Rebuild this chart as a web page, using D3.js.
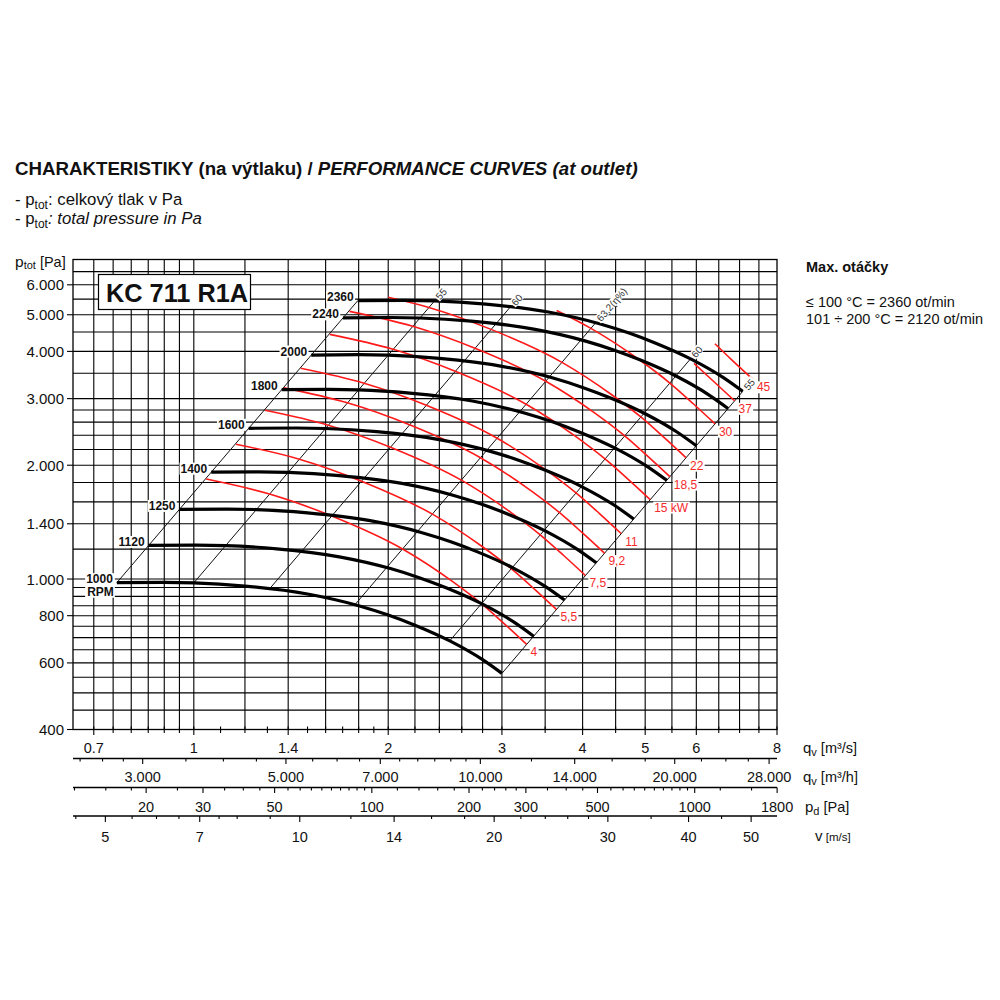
<!DOCTYPE html>
<html>
<head>
<meta charset="utf-8">
<script src="https://cdn.jsdelivr.net/npm/d3@7"></script>
<style>
  body { margin: 0; background: #fff; }
  svg { font-family: "Liberation Sans", Arial, sans-serif; }
</style>
</head>
<body>
<svg id="chart" width="1000" height="1000"></svg>
<script>
// ---- fan curves (q in m3/s, p_tot in Pa), one per speed ----
const rpmLabels = ["1000", "1120", "1250", "1400", "1600", "1800", "2000", "2240", "2360"];
const fan1000 = [[0.76,978],[0.9,980],[1.0,977],[1.2,958],[1.5,913],[1.8,850],[2.0,803],[2.2,755],[2.5,684],[2.8,612],[3.0,563]];
const fan1120 = [[0.851,1227],[1.008,1229],[1.12,1226],[1.344,1202],[1.68,1145],[2.016,1066],[2.24,1007],[2.464,947],[2.8,858],[3.136,768],[3.36,706]];
const fan1250 = [[0.95,1528],[1.125,1531],[1.25,1527],[1.5,1497],[1.875,1427],[2.25,1328],[2.5,1255],[2.75,1180],[3.125,1069],[3.5,956],[3.75,880]];
const fan1400 = [[1.064,1917],[1.26,1921],[1.4,1915],[1.68,1878],[2.1,1790],[2.52,1666],[2.8,1574],[3.08,1480],[3.5,1341],[3.92,1200],[4.2,1104]];
const fan1600 = [[1.216,2504],[1.44,2509],[1.6,2501],[1.92,2453],[2.4,2337],[2.88,2176],[3.2,2056],[3.52,1933],[4.0,1751],[4.48,1567],[4.8,1441]];
const fan1800 = [[1.368,3169],[1.62,3175],[1.8,3166],[2.16,3104],[2.7,2958],[3.24,2754],[3.6,2602],[3.96,2446],[4.5,2216],[5.04,1983],[5.4,1824]];
const fan2000 = [[1.52,3912],[1.8,3920],[2.0,3908],[2.4,3832],[3.0,3652],[3.6,3400],[4.0,3212],[4.4,3020],[5.0,2736],[5.6,2448],[6.0,2252]];
const fan2240 = [[1.702,4907],[2.016,4917],[2.24,4902],[2.688,4807],[3.36,4581],[4.032,4265],[4.48,4029],[4.928,3788],[5.6,3432],[6.272,3071],[6.72,2825]];
const fan2360 = [[1.794,5447],[2.124,5458],[2.36,5442],[2.832,5336],[3.54,5085],[4.248,4734],[4.72,4472],[5.192,4205],[5.9,3810],[6.608,3409],[7.08,3136]];
const fanCurves = [fan1000, fan1120, fan1250, fan1400, fan1600, fan1800, fan2000, fan2240, fan2360];

// ---- efficiency lines (from 1000 rpm curve up to 2360 rpm curve) ----
const effLabels = ["", "55", "60", "63,2(η%)", "60", "55"];
const effFrom = [[0.76,978],[1.0,977],[1.31,942],[1.776,855],[2.49,686],[3.0,563]];
const effTo = [[1.794,5447],[2.36,5442],[3.092,5245],[4.191,4762],[5.876,3821],[7.08,3136]];

// ---- motor power lines (kW) ----
const kwLabels = ["4", "5,5", "7,5", "9,2", "11", "15 kW", "18,5", "22", "30", "37", "45"];
const kw4 = [[1.045,1838],[1.31,1678],[1.635,1468],[2.105,1201],[2.514,986],[2.789,861],[3.032,759],[3.276,672]];
const kw5_5 = [[1.162,2273],[1.457,2075],[1.818,1815],[2.341,1485],[2.796,1219],[3.101,1065],[3.372,939],[3.643,831]];
const kw7_5 = [[1.289,2795],[1.615,2552],[2.016,2232],[2.596,1826],[3.1,1499],[3.439,1309],[3.739,1154],[4.04,1022]];
const kw9_2 = [[1.379,3203],[1.729,2924],[2.158,2558],[2.779,2093],[3.318,1718],[3.681,1500],[4.002,1322],[4.324,1171]];
const kw11 = [[1.464,3608],[1.835,3294],[2.291,2881],[2.949,2357],[3.522,1935],[3.907,1690],[4.248,1490],[4.59,1319]];
const kw15 = [[1.624,4436],[2.035,4050],[2.54,3543],[3.27,2899],[3.906,2380],[4.333,2078],[4.711,1832],[5.09,1622]];
const kw18_5 = [[1.742,5104],[2.183,4660],[2.725,4077],[3.508,3335],[4.19,2738],[4.648,2391],[5.053,2108],[5.459,1866]];
const kw22 = [[2.0,5562],[2.312,5228],[2.886,4574],[3.716,3742],[4.438,3072],[4.923,2683],[5.352,2365],[5.783,2094]];
const kw30 = [[3.646,5130],[4.12,4601],[4.921,3778],[5.459,3299],[5.935,2908],[6.412,2575]];
const kw37 = [[5.95,3717],[6.365,3345],[6.877,2961]];
const kw45 = [[6.412,4190],[6.794,3811],[7.341,3374]];
const kwCurves = [kw4, kw5_5, kw7_5, kw9_2, kw11, kw15, kw18_5, kw22, kw30, kw37, kw45];

// ---- grid and axes ----
const yTicks = [6000, 5000, 4000, 3000, 2000, 1400, 1000, 800, 600, 400];
const yGrid = [6500,6000,5500,5000,4500,4000,3500,3000,2800,2600,2400,2200,2000,1800,1600,1400,1200,1000,950,900,850,800,750,700,650,600,550,500,450];
const xGrid = [0.7,0.75,0.8,0.85,0.9,0.95,1,1.2,1.4,1.6,1.8,2,2.2,2.4,2.6,2.8,3,3.5,4,4.5,5,5.5,6,6.5,7,7.5];
const qsMajor = [0.7, 1, 1.4, 2, 3, 4, 5, 6, 8];
const qsMinor = [0.75,0.8,0.85,0.9,0.95,1.1,1.2,1.3,1.5,1.6,1.7,1.8,1.9,2.2,2.4,2.6,2.8,3.5,4.5,5.5,6.5,7,7.5];
const qhMajor = [3000, 5000, 7000, 10000, 14000, 20000, 28000];
const qhMinor = [2400,2600,2800,3500,4000,4500,5500,6000,6500,7500,8000,8500,9000,9500,12000,16000,18000,22000,24000,26000];
const pdMajor = [20, 30, 50, 100, 200, 300, 500, 1000, 1800];
const pdMinor = [12,15,18,25,35,40,45,55,60,65,70,75,80,85,90,95,120,140,160,180,220,240,260,280,350,400,450,550,600,650,700,750,800,850,900,950,1200,1500];
const vMajor = [5, 7, 10, 14, 20, 30, 40, 50];
const vMinor = [4.5,5.5,6,6.5,7.5,8,9,12,16,18,22,24,26,28,35,45];

const svg = d3.select("#chart");
const pL = 73, pR = 777, pT = 259.5, pB = 729.5;

const x = d3.scaleLog().domain([0.65, 8]).range([pL, pR]);
const y = d3.scaleLog().domain([400, 7000]).range([pB, pT]);
// secondary scales on the same q axis
const xh = d3.scaleLog().domain([0.65 * 3600, 8 * 3600]).range([pL, pR]);
const xpd = d3.scaleLog().domain([28.1 * 0.65 * 0.65, 28.1 * 64]).range([pL, pR]);
const xv = d3.scaleLog().domain([0.65 / 0.1459, 8 / 0.1459]).range([pL, pR]);

const thousands = d3.formatLocale({ decimal: ",", thousands: ".", grouping: [3], currency: ["", ""] }).format(",");

// Title and notes
const title = svg.append("text").attr("x", 15).attr("y", 174.5).attr("font-size", 18.7).attr("font-weight", "bold").attr("fill", "#111");
title.append("tspan").text("CHARAKTERISTIKY (na výtlaku) / ");
title.append("tspan").attr("font-style", "italic").text("PERFORMANCE CURVES (at outlet)");

const note = (yy, txt, italic) => {
    const t = svg.append("text").attr("x", 15).attr("y", yy).attr("font-size", 16.8).attr("fill", "#111");
    t.append("tspan").text("- p");
    t.append("tspan").attr("font-size", 12).attr("dy", 3.5).text("tot");
    t.append("tspan").attr("dy", -3.5).attr("font-style", italic ? "italic" : null).text(txt);
};
note(205, ": celkový tlak v Pa", false);
note(224, ": total pressure in Pa", true);

// Grid
const grid = svg.append("g").attr("stroke", "#000").attr("stroke-width", 1.1);
grid.selectAll(".hg").data(yGrid).join("line")
    .attr("x1", pL).attr("x2", pR)
    .attr("y1", (d) => y(d)).attr("y2", (d) => y(d));
grid.selectAll(".vg").data(xGrid).join("line")
    .attr("y1", pT).attr("y2", pB)
    .attr("x1", (d) => x(d)).attr("x2", (d) => x(d));
svg.append("rect").attr("x", pL).attr("y", pT).attr("width", pR - pL).attr("height", pB - pT)
    .attr("fill", "none").attr("stroke", "#000").attr("stroke-width", 1.3);

// Y axis
svg.append("g").selectAll("line").data(yTicks).join("line")
    .attr("x1", 67).attr("x2", pL).attr("y1", (d) => y(d)).attr("y2", (d) => y(d))
    .attr("stroke", "#000").attr("stroke-width", 1.1);
svg.append("g").selectAll("text").data(yTicks).join("text")
    .attr("x", 64).attr("y", (d) => y(d)).attr("text-anchor", "end").attr("dominant-baseline", "central")
    .attr("font-size", 15).attr("fill", "#111").text((d) => thousands(d));
const ylab = svg.append("text").attr("x", 15).attr("y", 267).attr("font-size", 15.5).attr("fill", "#111");
ylab.append("tspan").text("p");
ylab.append("tspan").attr("font-size", 11).attr("dy", 2).text("tot");
ylab.append("tspan").attr("dy", -2).attr("font-size", 14.5).text(" [Pa]");

// Bottom axes
const ticks = (scale, values, y1, y2) =>
    svg.append("g").selectAll("line").data(values).join("line")
        .attr("x1", (d) => scale(d)).attr("x2", (d) => scale(d))
        .attr("y1", y1).attr("y2", y2).attr("stroke", "#000").attr("stroke-width", 1.1);
const tickText = (scale, values, yy, fmt) =>
    svg.append("g").selectAll("text").data(values).join("text")
        .attr("x", (d) => scale(d)).attr("y", yy).attr("text-anchor", "middle").attr("dominant-baseline", "central")
        .attr("font-size", 14.5).attr("fill", "#111").text(fmt);
const axisLine = (yy) => svg.append("line").attr("x1", pL).attr("x2", pR).attr("y1", yy).attr("y2", yy)
    .attr("stroke", "#000").attr("stroke-width", 1.3);

// q_v [m3/s]
ticks(x, qsMinor, pB - 3, pB + 3.5);
ticks(x, qsMajor, pB - 3, pB + 5.5);
tickText(x, qsMajor, 748, (d) => String(d));
// q_v [m3/h]
const a2 = 758.5;
axisLine(a2);
ticks(xh, qhMinor, a2, a2 + 3);
ticks(xh, qhMajor, a2, a2 + 5.5);
tickText(xh, qhMajor, 777, (d) => thousands(d));
// p_d [Pa]
const a3 = 787.5;
axisLine(a3);
ticks(xpd, pdMinor, a3, a3 + 3);
ticks(xpd, pdMajor, a3, a3 + 5.5);
tickText(xpd, pdMajor, 807, (d) => String(d));
// v [m/s]
const a4 = 816;
axisLine(a4);
ticks(xv, vMinor, a4, a4 + 3);
ticks(xv, vMajor, a4, a4 + 6);
tickText(xv, vMajor, 836.5, (d) => String(d));

const axisName = (xx, yy, main, sub, rest, restSize) => {
    const t = svg.append("text").attr("x", xx).attr("y", yy).attr("font-size", 15).attr("fill", "#111");
    t.append("tspan").text(main);
    if (sub) t.append("tspan").attr("font-size", 11).attr("dy", 3).text(sub);
    t.append("tspan").attr("dy", sub ? -3 : 0).attr("font-size", restSize).text(rest);
};
axisName(803, 753, "q", "v", " [m³/s]", 14.5);
axisName(803, 782, "q", "v", " [m³/h]", 14.5);
axisName(805, 812, "p", "d", " [Pa]", 14.5);
axisName(815, 841, "v", "", " [m/s]", 11.5);

// Max speed note
svg.append("text").attr("x", 806).attr("y", 272).attr("font-size", 14.5).attr("font-weight", "bold").attr("fill", "#111").text("Max. otáčky");
svg.append("text").attr("x", 806).attr("y", 306.5).attr("font-size", 14.5).attr("fill", "#111").text("≤ 100 °C = 2360 ot/min");
svg.append("text").attr("x", 806).attr("y", 323.5).attr("font-size", 14.5).attr("fill", "#111").text("101 ÷ 200 °C = 2120 ot/min");

// Model box
svg.append("rect").attr("x", 98.5).attr("y", 274.5).attr("width", 152).attr("height", 35)
    .attr("fill", "#fff").attr("stroke", "#000").attr("stroke-width", 1.2);
svg.append("text").attr("x", 106).attr("y", 301.5).attr("font-size", 25.3).attr("font-weight", "bold")
    .attr("fill", "#111").text("KC 711 R1A");

// Efficiency lines
svg.append("g").selectAll("line").data(effFrom).join("line")
    .attr("x1", (d) => x(d[0])).attr("y1", (d) => y(d[1]))
    .attr("x2", (d, i) => x(effTo[i][0])).attr("y2", (d, i) => y(effTo[i][1]))
    .attr("stroke", "#111").attr("stroke-width", 1);

const line = d3.line().x((d) => x(d[0])).y((d) => y(d[1])).curve(d3.curveMonotoneX);

// Power lines
svg.append("g").selectAll("path").data(kwCurves).join("path")
    .attr("d", line).attr("fill", "none").attr("stroke", "#ff1a1a").attr("stroke-width", 1.6);

// Fan curves
svg.append("g").selectAll("path").data(fanCurves).join("path")
    .attr("d", line).attr("fill", "none").attr("stroke", "#000").attr("stroke-width", 3.2);

// Labels with white background (lines: array of strings, drawn 12.5px apart)
const bgLabel = (xx, yy, lines, o) => {
    const g = svg.append("g").attr("transform", `translate(${xx},${yy})` + (o.rotate ? ` rotate(${o.rotate})` : ""));
    const r = g.append("rect").attr("fill", "#fff");
    const t = g.append("text").attr("text-anchor", o.anchor).attr("dominant-baseline", "central")
        .attr("font-size", o.size).attr("font-weight", o.bold ? "bold" : null).attr("fill", o.color);
    [].concat(lines).forEach((s, k) => t.append("tspan").attr("x", k ? 1 : 0).attr("dy", k ? 12.5 : 0).text(s));
    const b = t.node().getBBox();
    r.attr("x", b.x - 1).attr("y", b.y + 1).attr("width", b.width + 2).attr("height", b.height - 2);
};

fanCurves.forEach((c, i) => {
    const sx = x(c[0][0]), sy = y(c[0][1]);
    bgLabel(sx - 4, sy - 3.5, i === 0 ? [rpmLabels[i], "RPM"] : rpmLabels[i], { anchor: "end", size: 12, bold: true, color: "#111" });
});

kwCurves.forEach((c, i) => {
    const e = c[c.length - 1];
    bgLabel(x(e[0]) + 4, y(e[1]) + 8, kwLabels[i], { anchor: "start", size: 12, color: "#f52a2a" });
});

effFrom.forEach((d, i) => {
    if (!effLabels[i]) return;
    const x1 = x(d[0]), y1 = y(d[1]), x2 = x(effTo[i][0]), y2 = y(effTo[i][1]);
    const ang = Math.atan2(y1 - y2, x2 - x1);
    const px = x2 + 4 * Math.cos(ang), py = y2 - 4 * Math.sin(ang);
    bgLabel(px, py, effLabels[i], { anchor: "start", size: 10, color: "#333", rotate: -ang * 180 / Math.PI });
});
</script>
</body>
</html>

________

• [EXERCISE]: Across the data above, how many lines include the word "chart"? Give only the count.

• [ANSWER TO THE TASK]: 3